Attached is the circuit I imagined:

An RC oscillator generates a sine wave signal (output of U1) that is rectified through a full bridge rectifier and is then fed along with a fixed voltage into a comparator (U2) to generate a PWM signal. This PWM signal then actuates an opto SSR that drives the motor. R5 potentiometer would act as the "throttle" of the motor, varying the reference voltage and therefore the duty cycle value of the PWM signal.

Here is the drawn circuit

I also attached an LTSpice simulation file I made (took the oscillator part from the internet). I had to add a few things to make it kind of work, mainly resistors and a buffer opamp between the rectifier and U2. Here is the google drive link : https://drive.google.com/file/d/14ZA4uFyuyh9bzQHPsTTj34qJEv0vY_dM/view?usp=share_link

I am very new to circuit design and started dabbling in electronics only recently (I have a materials engineering background).

Here are my main questions/concerns:

  • Since both the PWM generator circuit and the motor circuit would run on batteries, would the grounding as I've drawn it on paper work? (I think common is more appropriate in that case) Grounding in LTSpice is complicated with full bridge rectifiers and I'm having a hard time understanding it.

  • Could the PWM generator circuit be run on low voltage batteries? (I was thinking about 9V batteries?) My guess is that I would have to take into account the voltage drop across the diodes as well as the voltage needed for the opto SSR to turn on.

  • I've seen on the internet that a good PWM frequency is around 25 kHz and above, as it's beyond human hearing range. Do you think an opto SSR could switch that fast? I've read that their weakness is switching speed.

  • An H-bridge is unnecessary to drive the motor since I only want forward motion, is that right?
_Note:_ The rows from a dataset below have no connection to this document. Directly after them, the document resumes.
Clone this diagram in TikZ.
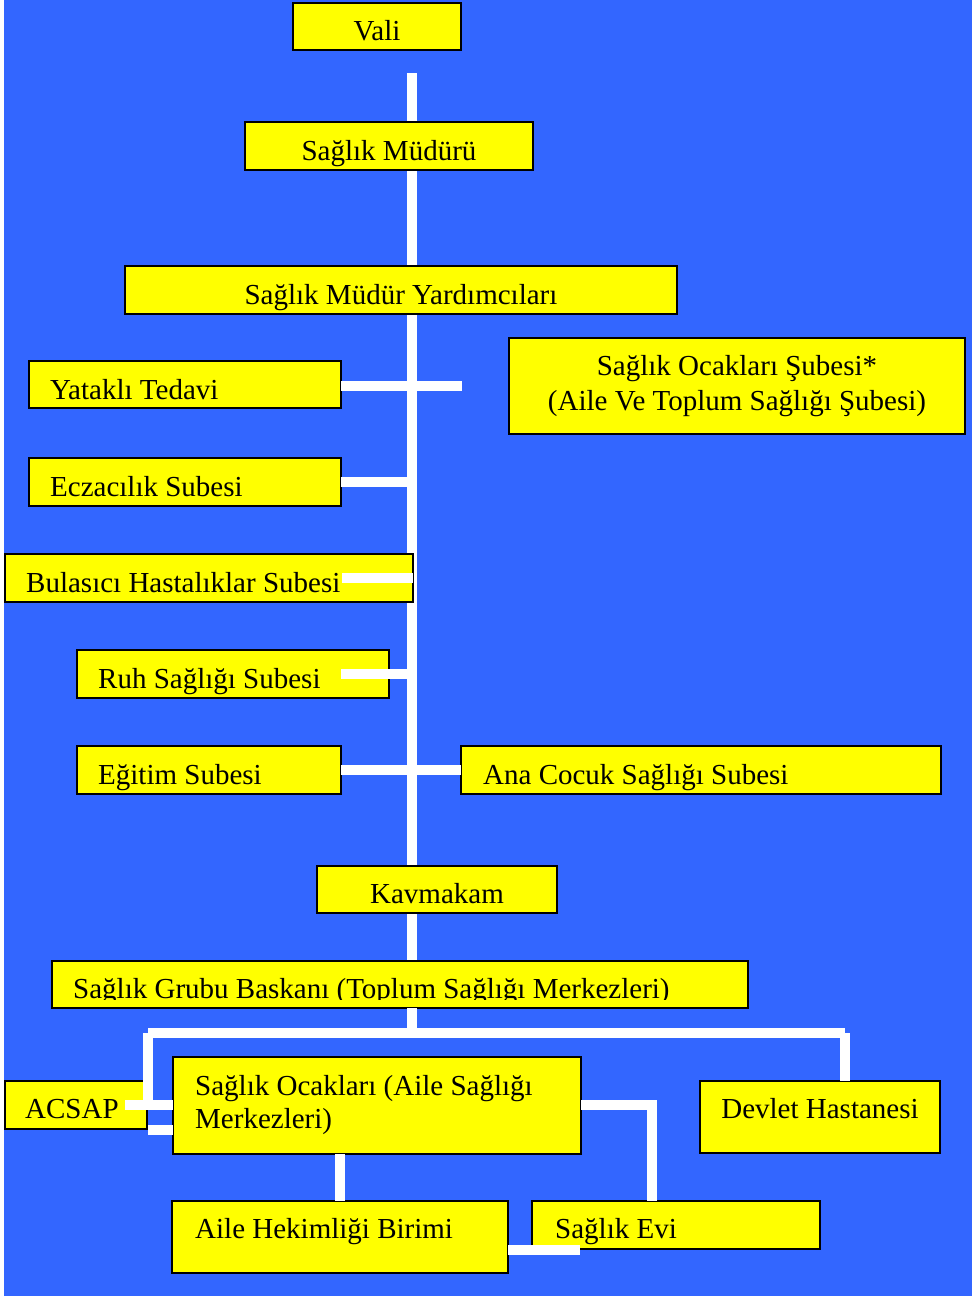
\documentclass[tikz,border=0pt]{standalone}
\usepackage{fontspec}
\setmainfont{Liberation Serif}
\definecolor{panelblue}{HTML}{3366FF}
\definecolor{boxyellow}{HTML}{FFFF00}
\begin{document}
\begin{tikzpicture}[x=1pt,y=-1pt,
  box/.style={draw=black, line width=1.8pt, fill=boxyellow, inner sep=0pt, outer sep=0pt, rectangle},
  lbl/.style={font=\fontsize{29}{34}\selectfont, inner sep=0pt, text=black},
  wire/.style={draw=white, line width=10pt, line cap=butt, line join=miter}]
% page and panel
\useasboundingbox (0,0) rectangle (974,1296);
\fill[white] (0,0) rectangle (974,1296);
\fill[panelblue] (4,0) rectangle (972,1296);

% trunk line behind the boxes
\coordinate (spineTop) at (412,73);
\coordinate (hub) at (412,1033);
\draw[wire] (spineTop) -- (hub);

% boxes
\node[box, minimum width=168pt, minimum height=47pt] (vali) at (377,26.5) {};
\node[box, minimum width=288pt, minimum height=48pt] (mudur) at (389,146) {};
\node[box, minimum width=552pt, minimum height=48pt] (yard) at (401,290) {};
\node[box, minimum width=312pt, minimum height=47pt] (yatakli) at (185,384.5) {};
\node[box, minimum width=456pt, minimum height=96pt] (ocaksube) at (737,386) {};
\node[box, minimum width=312pt, minimum height=48pt] (eczaci) at (185,482) {};
\node[box, minimum width=408pt, minimum height=48pt] (bulasici) at (209,578) {};
\node[box, minimum width=312pt, minimum height=48pt] (ruh) at (233,674) {};
\node[box, minimum width=264pt, minimum height=48pt] (egitim) at (209,770) {};
\node[box, minimum width=480pt, minimum height=48pt] (ana) at (701,770) {};
\node[box, minimum width=240pt, minimum height=47pt] (kay) at (437,889.5) {};
\node[box, minimum width=696pt, minimum height=47pt] (grubu) at (400,984.5) {};
\node[box, minimum width=142pt, minimum height=48pt] (acsap) at (76,1105) {};
\node[box, minimum width=408pt, minimum height=97pt] (ocak) at (377,1105.5) {};
\node[box, minimum width=240pt, minimum height=72pt] (devlet) at (820,1117) {};
\node[box, minimum width=336pt, minimum height=72pt] (aile) at (340,1237) {};
\node[box, minimum width=288pt, minimum height=48pt] (evi) at (676,1225) {};

% labels
\node[lbl, anchor=base] (tVali) at (377,40) {Vali};
\node[lbl, anchor=base] (tMudur) at (389,160) {Sağlık Müdürü};
\node[lbl, anchor=base] (tYard) at (401,304) {Sağlık Müdür Yardımcıları};
\node[lbl, anchor=base west] (tYatakli) at (50,399) {Yataklı Tedavi};
\node[lbl, anchor=base] (tSube1) at (737,375) {Sağlık Ocakları Şubesi*};
\node[lbl, anchor=base] (tSube2) at (737,410) {(Aile Ve Toplum Sağlığı Şubesi)};
\node[lbl, anchor=base west] (tEczaci) at (50,496) {Eczacılık Subesi};
\node[lbl, anchor=base west] (tBulasici) at (26,592) {Bulasıcı Hastalıklar Subesi};
\node[lbl, anchor=base west] (tRuh) at (98,688) {Ruh Sağlığı Subesi};
\node[lbl, anchor=base west] (tEgitim) at (98,784) {Eğitim Subesi};
\node[lbl, anchor=base west] (tAna) at (483,784) {Ana Cocuk Sağlığı Subesi};
\node[lbl, anchor=base] (tKay) at (437,903) {Kavmakam};
\begin{scope}
  \clip (52,961) rectangle (748,999);
  \node[lbl, anchor=base west] (tGrubu) at (73,998) {Sağlık Grubu Baskanı (Toplum Sağlığı Merkezleri)};
\end{scope}
\node[lbl, anchor=base west] (tAcsap) at (25,1118) {ACSAP};
\node[lbl, anchor=base west] (tOcak1) at (195,1095) {Sağlık Ocakları (Aile Sağlığı};
\node[lbl, anchor=base west] (tOcak2) at (195,1128) {Merkezleri)};
\node[lbl, anchor=base] (tDevlet) at (820,1118) {Devlet Hastanesi};
\node[lbl, anchor=base west] (tAile) at (195,1238) {Aile Hekimliği Birimi};
\node[lbl, anchor=base west] (tEvi) at (555,1238) {Sağlık Evi};

% branches off the trunk
\draw[wire] ([yshift=-1.5pt]yatakli.east) -- ++(121,0);
\draw[wire] (eczaci.east) -- (eczaci.east -| hub);
\draw[wire] ([xshift=-71pt]bulasici.east) -- (bulasici.east);
\draw[wire] ([xshift=-48pt]ruh.east) -- (ruh.east -| hub);
\draw[wire] (egitim.east) -- (ana.west);

% lower distribution
\coordinate (hubL) at (148,1033);
\coordinate (hubR) at (845,1033);
\coordinate (acsapJ) at (148,1105);
\coordinate (acsapK) at (148,1130);
\coordinate (eviJ) at (652,1105);
\draw[wire] (hub |- grubu.south) -- (hub);
\draw[wire] (hubL) -- (hubR);
\draw[wire] (hubR) -- (hubR |- devlet.north);
\draw[wire] (hubL) -- ([yshift=-5pt]acsapJ);
\draw[wire] ([xshift=-22pt]acsap.east |- acsapJ) -- (ocak.west |- acsapJ);
\draw[wire] (acsapK) -- (ocak.west |- acsapK);
\draw[wire] (ocak.east |- eviJ) -- (eviJ) -- (eviJ |- evi.north);
\draw[wire] (aile.north |- ocak.south) -- (aile.north);
\draw[wire] ([yshift=-13pt]aile.east) -- ++(72,0);
\end{tikzpicture}
\end{document}
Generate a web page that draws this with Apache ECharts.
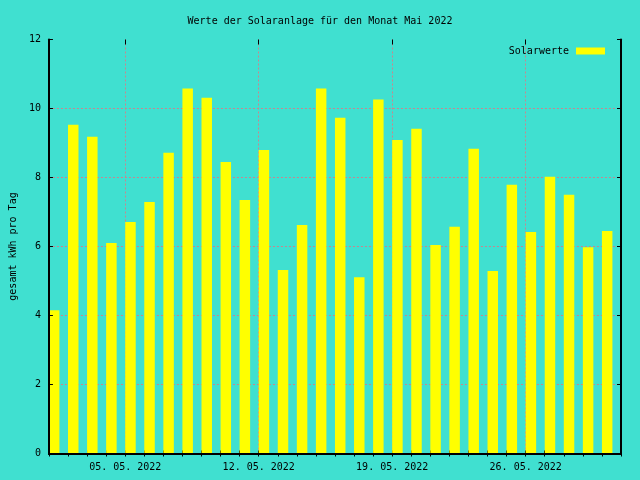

  • All in all, do you think this is realistic and would work in real life? I have never built real circuits, so I don't have a reference when it comes to real circuits behaviours (signal distortions, losses, heat dissipation, power supplies stability etc).

  • If you think I could give this circuit a try, could you please give me the names of parts you would recommend for this job? (especially opamps and opto SSR).

I would run the motor with two 12V lead-acid batteries in series. Here are the specs of the motor: https://www.lynchmotors.co.uk/pdfs/lmc-lem-130.pdf

LEM-130 95 motor from LynchMotors:

  • 2.27 kW rated power (3 kW peak)
  • 75 A rated current (100 A peak)

This is for 65V, so I guess for 24V it would be less than half current and power?

Please be critical and give me your guidance regarding this circuit. Any advice will be greatly appreciated.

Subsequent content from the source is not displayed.